In his book Embedded Formative Assessment (2011), Dylan Wiliam includes the technique of using wait time as an effective way to elicit evidence of students’ learning. He presents findings by Rowe (1974) which showed a tendency for teachers to give insufficient amount of time for students to respond to questions. He observed that teachers waited less than a second between the end of their question and calling on a student to answer. When a student answered incorrectly, the teacher would barely wait a full second before giving hints or rephrasing the question to make it easier. Measurable increases in learning were observed when teachers increased wait time to an average of 3-5 seconds (Rowe, 1974). Not only did they find that more students rose their hands to respond, but also that their responses became longer. The team also noted that students’ confidence increased (as a function of decreased inflected responses). In addition, pupils gave more speculative responses and asked more questions. Lastly, the researchers found that responses increased from students rated as being of lower ability.

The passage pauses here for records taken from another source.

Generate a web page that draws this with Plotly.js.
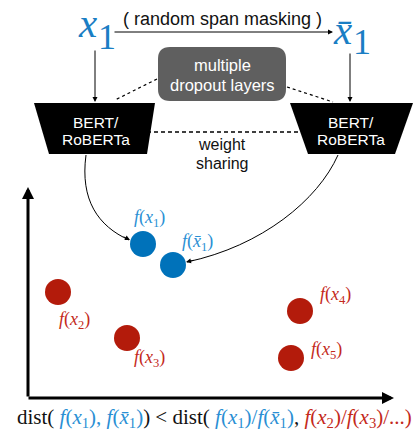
<!DOCTYPE html>
<html>
<head>
<meta charset="utf-8">
<script src="https://cdn.plot.ly/plotly-3.0.1.min.js"></script>
<style>html,body{margin:0;padding:0;background:#fff;}#chart{width:414px;height:435px;}</style>
</head>
<body>
<div id="chart"></div>
<script>
// ---- data ----
const embNames  = ['x1', 'x1bar', 'x2', 'x3', 'x4', 'x5'];
const embX      = [143, 173, 58, 127, 300, 291];
const embY      = [244, 265, 292, 338, 311, 358];
const embGroup  = ['pos', 'pos', 'neg', 'neg', 'neg', 'neg'];
const embLabels = ['<i>f</i>(<i>x</i><sub>1</sub>)', '<i>f</i>(<i>x̄</i><sub>1</sub>)',
                   '<i>f</i>(<i>x</i><sub>2</sub>)', '<i>f</i>(<i>x</i><sub>3</sub>)',
                   '<i>f</i>(<i>x</i><sub>4</sub>)', '<i>f</i>(<i>x</i><sub>5</sub>)'];
const labelX    = [149, 197, 74, 149, 335, 326];
const labelY    = [218, 242, 320, 358, 295, 350];

const BLUE_DOT = '#0072ba', RED_DOT = '#b31b0b';
const BLUE_TXT = '#2a8fd4', RED_TXT = '#c4291b', TOP_BLUE = '#1a7ec4';
const SERIF = 'Liberation Serif, DejaVu Serif, serif';
const SANS = 'Liberation Sans, Arial, sans-serif';

const traces = [{
  type: 'scatter', mode: 'markers',
  x: embX, y: embY,
  marker: {size: 26, color: embGroup.map(g => g === 'pos' ? BLUE_DOT : RED_DOT)},
  hoverinfo: 'skip', showlegend: false
}];

const ann = [];
function txt(x, y, text, size, color, family, extra) {
  ann.push(Object.assign({x, y, xref: 'x', yref: 'y', text, showarrow: false,
    xanchor: 'center', yanchor: 'middle', font: {size, color, family}}, extra || {}));
}
function arrow(x0, y0, x1, y1, w, head, size) {
  ann.push({x: x1, y: y1, ax: x0, ay: y0, xref: 'x', yref: 'y', axref: 'x', ayref: 'y',
    text: '', showarrow: true, arrowhead: head, arrowsize: size, arrowwidth: w, arrowcolor: '#000'});
}

// top inputs
txt(87, 23, '<i>x</i>', 41, TOP_BLUE, SERIF);
txt(107, 37, '1', 36, TOP_BLUE, SERIF);
txt(342, 30, '<i>x̄</i>', 41, TOP_BLUE, SERIF);
txt(362, 42, '1', 36, TOP_BLUE, SERIF);
txt(222, 19, '( random span masking )', 18, '#111', SANS);
arrow(113, 32, 333, 32, 1, 2, 1);
// down arrows
arrow(95, 49, 95, 102, 1, 2, 1);
arrow(350, 52, 350, 102, 1, 2, 1);
// dropout box text
txt(222, 65, 'multiple', 16.5, '#fff', SANS);
txt(222, 85, 'dropout layers', 16.5, '#fff', SANS);
// encoder text
txt(96, 122, 'BERT/', 15.5, '#fff', SANS);
txt(96, 139, 'RoBERTa', 15.5, '#fff', SANS);
txt(351, 122, 'BERT/', 15.5, '#fff', SANS);
txt(351, 139, 'RoBERTa', 15.5, '#fff', SANS);
txt(222, 144, 'weight', 16, '#111', SANS);
txt(222, 163, 'sharing', 16, '#111', SANS);
// curve arrowheads
arrow(122, 236, 130, 240, 1, 2, 1);
arrow(195, 260, 186, 262, 1, 2, 1);
// axes
arrow(28, 398, 28, 187, 3, 2, 0.8);
arrow(27, 398, 394, 398, 3, 2, 0.8);
// embedding labels
embLabels.forEach((t, i) => txt(labelX[i], labelY[i], t, 18,
  embGroup[i] === 'pos' ? BLUE_TXT : RED_TXT, SERIF));
// bottom formula
const B = s => `<span style="color:${BLUE_TXT}">${s}</span>`;
const R = s => `<span style="color:${RED_TXT}">${s}</span>`;
const formula = 'dist(' + B(' <i>f</i>(<i>x</i><sub>1</sub>), <i>f</i>(<i>x̄</i><sub>1</sub>)') + ') &lt; dist(' +
  B(' <i>f</i>(<i>x</i><sub>1</sub>)/<i>f</i>(<i>x̄</i><sub>1</sub>)') + ', ' +
  R('<i>f</i>(<i>x</i><sub>2</sub>)/<i>f</i>(<i>x</i><sub>3</sub>)/...)');
txt(214, 418, formula, 21, '#111', SERIF);

const shapes = [
  {type: 'path', xref: 'x', yref: 'y',
   path: 'M 170 47 L 274 47 Q 286 47 286 59 L 286 89 Q 286 101 274 101 L 170 101 Q 158 101 158 89 L 158 59 Q 158 47 170 47 Z',
   fillcolor: '#5f5f5f', line: {width: 0}, layer: 'below'},
  {type: 'path', xref: 'x', yref: 'y', path: 'M 34 103 L 155 103 L 147 154 L 49 154 Z', fillcolor: '#000', line: {width: 0}, layer: 'below'},
  {type: 'path', xref: 'x', yref: 'y', path: 'M 290 103 L 413 103 L 395 154 L 308 154 Z', fillcolor: '#000', line: {width: 0}, layer: 'below'},
  {type: 'line', xref: 'x', yref: 'y', x0: 147, x1: 298, y0: 132, y1: 132, line: {color: '#000', width: 1.5, dash: '4px,3px'}},
  {type: 'line', xref: 'x', yref: 'y', x0: 157, x1: 115, y0: 79, y1: 100, line: {color: '#000', width: 1.2, dash: 'dot'}},
  {type: 'line', xref: 'x', yref: 'y', x0: 287, x1: 333, y0: 87, y1: 102, line: {color: '#000', width: 1.2, dash: 'dot'}},
  {type: 'path', xref: 'x', yref: 'y', path: 'M 86 155 C 80 200, 98 226, 129 240', line: {color: '#000', width: 1}},
  {type: 'path', xref: 'x', yref: 'y', path: 'M 338 155 C 318 200, 262 246, 187 262', line: {color: '#000', width: 1}}
];

const layout = {
  width: 414, height: 435, margin: {l: 0, r: 0, t: 0, b: 0},
  paper_bgcolor: '#fff', plot_bgcolor: '#fff',
  xaxis: {range: [0, 414], visible: false, fixedrange: true},
  yaxis: {range: [435, 0], visible: false, fixedrange: true},
  shapes, annotations: ann, showlegend: false
};
Plotly.newPlot('chart', traces, layout, {staticPlot: true});
</script>
</body>
</html>
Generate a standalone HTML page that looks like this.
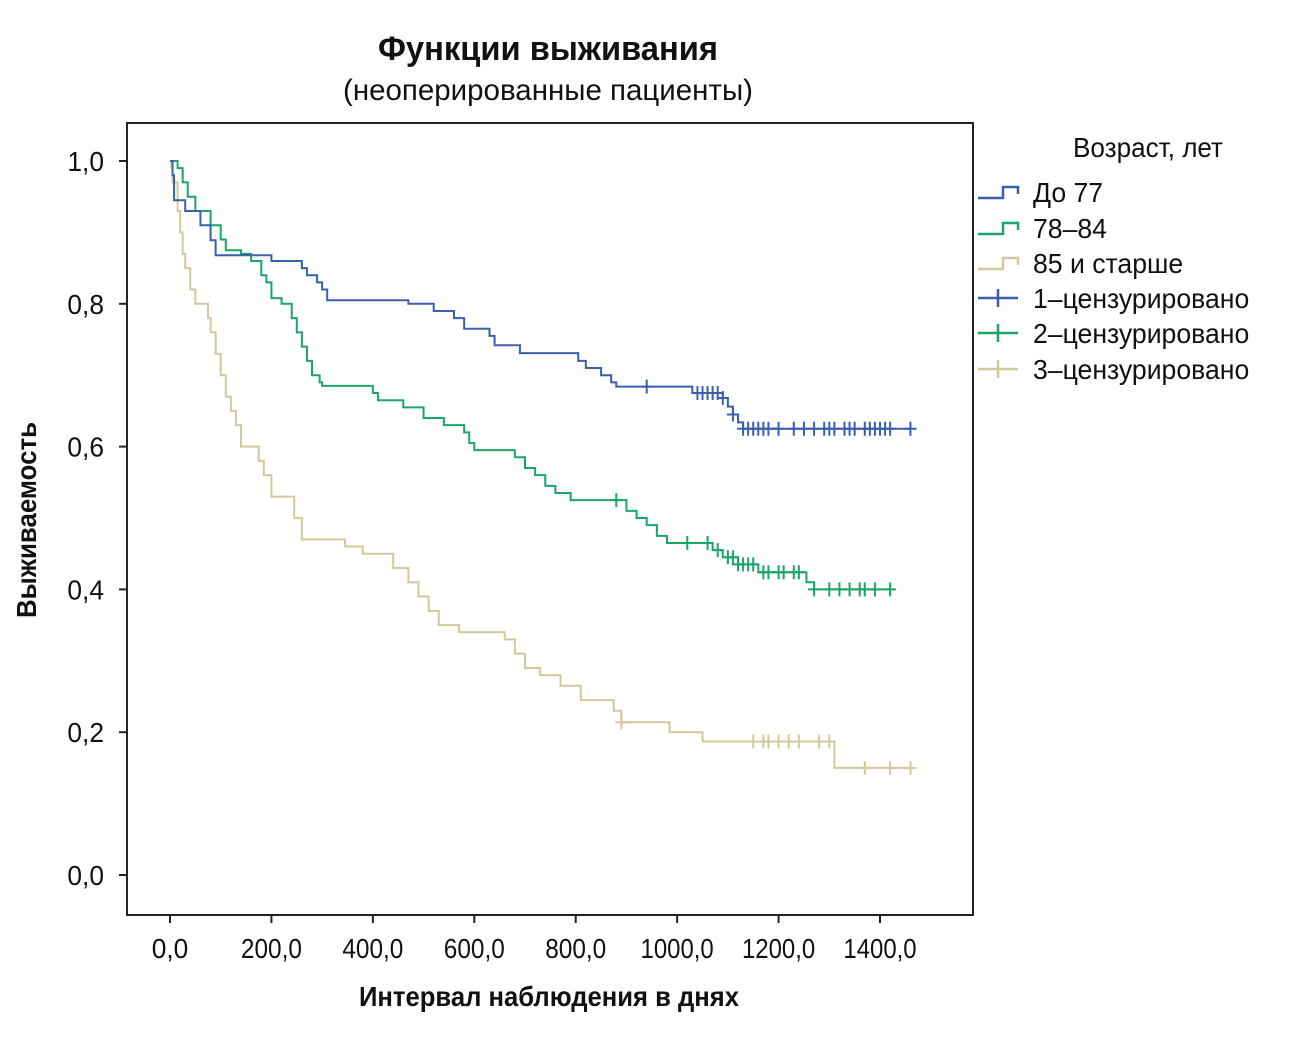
<!DOCTYPE html>
<html><head><meta charset="utf-8"><style>
body{margin:0;background:#fff;width:1299px;height:1040px;overflow:hidden}
svg text{font-family:"Liberation Sans Narrow","Liberation Sans",sans-serif;fill:#111}
</style></head><body>
<svg id="chart" width="1299" height="1040">
<text x="548" y="60" text-anchor="middle" font-size="34" font-weight="bold" textLength="340" lengthAdjust="spacingAndGlyphs">Функции выживания</text>
<text x="548" y="100" text-anchor="middle" font-size="30" textLength="410" lengthAdjust="spacingAndGlyphs">(неоперированные пациенты)</text>
<rect x="127" y="123" width="846" height="792" fill="none" stroke="#222" stroke-width="2"/>
<g id="axes"></g>
<g id="series"></g>
<text transform="translate(36,520) rotate(-90)" text-anchor="middle" font-size="28" font-weight="bold" textLength="196" lengthAdjust="spacingAndGlyphs">Выживаемость</text>
<text x="549" y="1006" text-anchor="middle" font-size="28" font-weight="bold" textLength="380" lengthAdjust="spacingAndGlyphs">Интервал наблюдения в днях</text>
<text x="1148" y="157" text-anchor="middle" font-size="28" textLength="150" lengthAdjust="spacingAndGlyphs">Возраст, лет</text>
<g id="legend"></g>
</svg>
<script>
const xTicks=[0,200,400,600,800,1000,1200,1400];
const xTickLabels=["0,0","200,0","400,0","600,0","800,0","1000,0","1200,0","1400,0"];
const yTicks=[0,0.2,0.4,0.6,0.8,1.0];
const yTickLabels=["0,0","0,2","0,4","0,6","0,8","1,0"];
const seriesNames=["До 77","78–84","85 и старше","1–цензурировано","2–цензурировано","3–цензурировано"];
const seriesColors=["#3a5fae","#1aa56a","#d2c99a"];
const blueT=[0,5,8,30,60,80,90,200,260,270,290,300,310,470,520,560,580,630,640,690,805,820,850,870,880,1030,1090,1100,1110,1120,1130];
const blueS=[1,0.98,0.945,0.93,0.91,0.889,0.868,0.86,0.85,0.84,0.83,0.82,0.805,0.8,0.79,0.78,0.765,0.755,0.742,0.731,0.72,0.71,0.7,0.69,0.684,0.675,0.668,0.656,0.645,0.634,0.625];
const blueEnd=1460;
const blueCens=[940,1040,1050,1060,1070,1080,1090,1110,1130,1140,1150,1160,1170,1180,1200,1230,1250,1270,1290,1300,1310,1330,1340,1350,1370,1380,1390,1400,1410,1420,1460];
const greenT=[0,15,25,35,50,80,100,110,140,160,180,190,200,220,240,250,260,270,280,295,300,400,410,460,500,540,580,590,600,680,700,720,740,760,790,900,920,940,960,980,1070,1090,1120,1160,1255,1270];
const greenS=[1,0.99,0.97,0.95,0.93,0.91,0.89,0.875,0.87,0.86,0.84,0.83,0.808,0.8,0.78,0.76,0.74,0.72,0.70,0.69,0.685,0.675,0.665,0.655,0.64,0.63,0.62,0.605,0.595,0.585,0.57,0.56,0.545,0.535,0.525,0.51,0.5,0.49,0.475,0.465,0.455,0.445,0.435,0.424,0.41,0.4];
const greenEnd=1420;
const greenCens=[880,1020,1060,1080,1100,1110,1120,1130,1140,1150,1170,1180,1200,1210,1230,1240,1270,1300,1320,1340,1360,1370,1390,1420];
const tanT=[0,3,5,15,20,25,30,40,50,75,80,90,100,110,120,130,140,175,185,200,245,260,345,380,440,470,490,510,530,570,660,680,700,730,770,810,875,890,985,1050,1310];
const tanS=[1,0.99,0.97,0.93,0.9,0.87,0.85,0.82,0.8,0.78,0.76,0.73,0.7,0.67,0.65,0.63,0.6,0.58,0.56,0.53,0.5,0.47,0.46,0.45,0.43,0.41,0.39,0.37,0.35,0.34,0.33,0.31,0.29,0.28,0.265,0.245,0.23,0.214,0.2,0.187,0.15];
const tanEnd=1460;
const tanCens=[890,1150,1170,1180,1200,1220,1240,1280,1300,1370,1420,1460];

const NS="http://www.w3.org/2000/svg";
const X=d=>170+d*(880-170)/1400;
const Y=v=>875-v*(875-161);
function mk(tag,attrs,parent){const e=document.createElementNS(NS,tag);for(const k in attrs)e.setAttribute(k,attrs[k]);parent.appendChild(e);return e;}
const axes=document.getElementById('axes');
xTicks.forEach((t,i)=>{
  const l=mk('line',{x1:X(t),x2:X(t),y1:915,y2:923,stroke:'#222','stroke-width':2},axes);
  
  
  const tx=mk('text',{x:X(t),y:958,'text-anchor':'middle','font-size':28,textLength:xTickLabels[i].length*12.2,lengthAdjust:'spacingAndGlyphs'},axes);
  tx.textContent=xTickLabels[i];
  
  
});
yTicks.forEach((t,i)=>{
  const l=mk('line',{x1:119,x2:127,y1:Y(t),y2:Y(t),stroke:'#222','stroke-width':2},axes);
  
  
  const tx=mk('text',{x:104,y:Y(t)+10,'text-anchor':'end','font-size':28,textLength:yTickLabels[i].length*12.2,lengthAdjust:'spacingAndGlyphs'},axes);
  tx.textContent=yTickLabels[i];
  
  
});
const sg=document.getElementById('series');
function drawSeries(T,S,end,cens,color,name){
  let d=`M${X(T[0])},${Y(S[0])}`;
  for(let i=1;i<T.length;i++){d+=`H${X(T[i])}V${Y(S[i])}`;}
  d+=`H${X(end)}`;
  const p=mk('path',{d:d,fill:'none',stroke:color,'stroke-width':2},sg);
  
  
  cens.forEach(c=>{
    let s=S[0];for(let i=0;i<T.length;i++)if(T[i]<=c)s=S[i];
    const m=mk('path',{d:`M${X(c)-6},${Y(s)}H${X(c)+6}M${X(c)},${Y(s)-7}V${Y(s)+7}`,stroke:color,'stroke-width':2},sg);
    
    
  });
}
drawSeries(tanT,tanS,tanEnd,tanCens,seriesColors[2],'age-85-plus');
drawSeries(greenT,greenS,greenEnd,greenCens,seriesColors[1],'age-78-84');
drawSeries(blueT,blueS,blueEnd,blueCens,seriesColors[0],'age-under-77');
const lg=document.getElementById('legend');
seriesNames.forEach((n,i)=>{
  const y=[192,228,263,298,333,369][i];
  const c=seriesColors[i%3];
  let p;
  if(i<3) p=mk('path',{d:`M978,${y+6}H1003V${y-5}H1018V${y+2}`,fill:'none',stroke:c,'stroke-width':2.5},lg);
  else p=mk('path',{d:`M978,${y}H1018M998,${y-9}V${y+9}`,stroke:c,'stroke-width':2.5},lg);
  
  
  const t=mk('text',{x:1033,y:y+10,'font-size':28},lg);
  t.textContent=n;
  const w=t.getComputedTextLength();
  t.setAttribute('textLength',w*0.95);
  t.setAttribute('lengthAdjust','spacingAndGlyphs');
  
  
});
</script>
</body></html>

This Practitioner Enquiry resulted from a desire to increase participation among students who tend to be less vocal in class discussions. Are these students less vocal because they lack comprehension and interest? Or could it be that they are simply not given enough time to formulate an answer?
The aim of this investigation was to test the hypothesis that using 3 seconds of wait-time between question and response leads to increased participation. The decision to give 3 seconds as opposed to 5 seconds of wait time was based on results from a study carried out by Kenneth Tobin (1987). Tobin showed that giving any more than 3 seconds of wait time had no significant effect and tended to slow down the pace of lessons.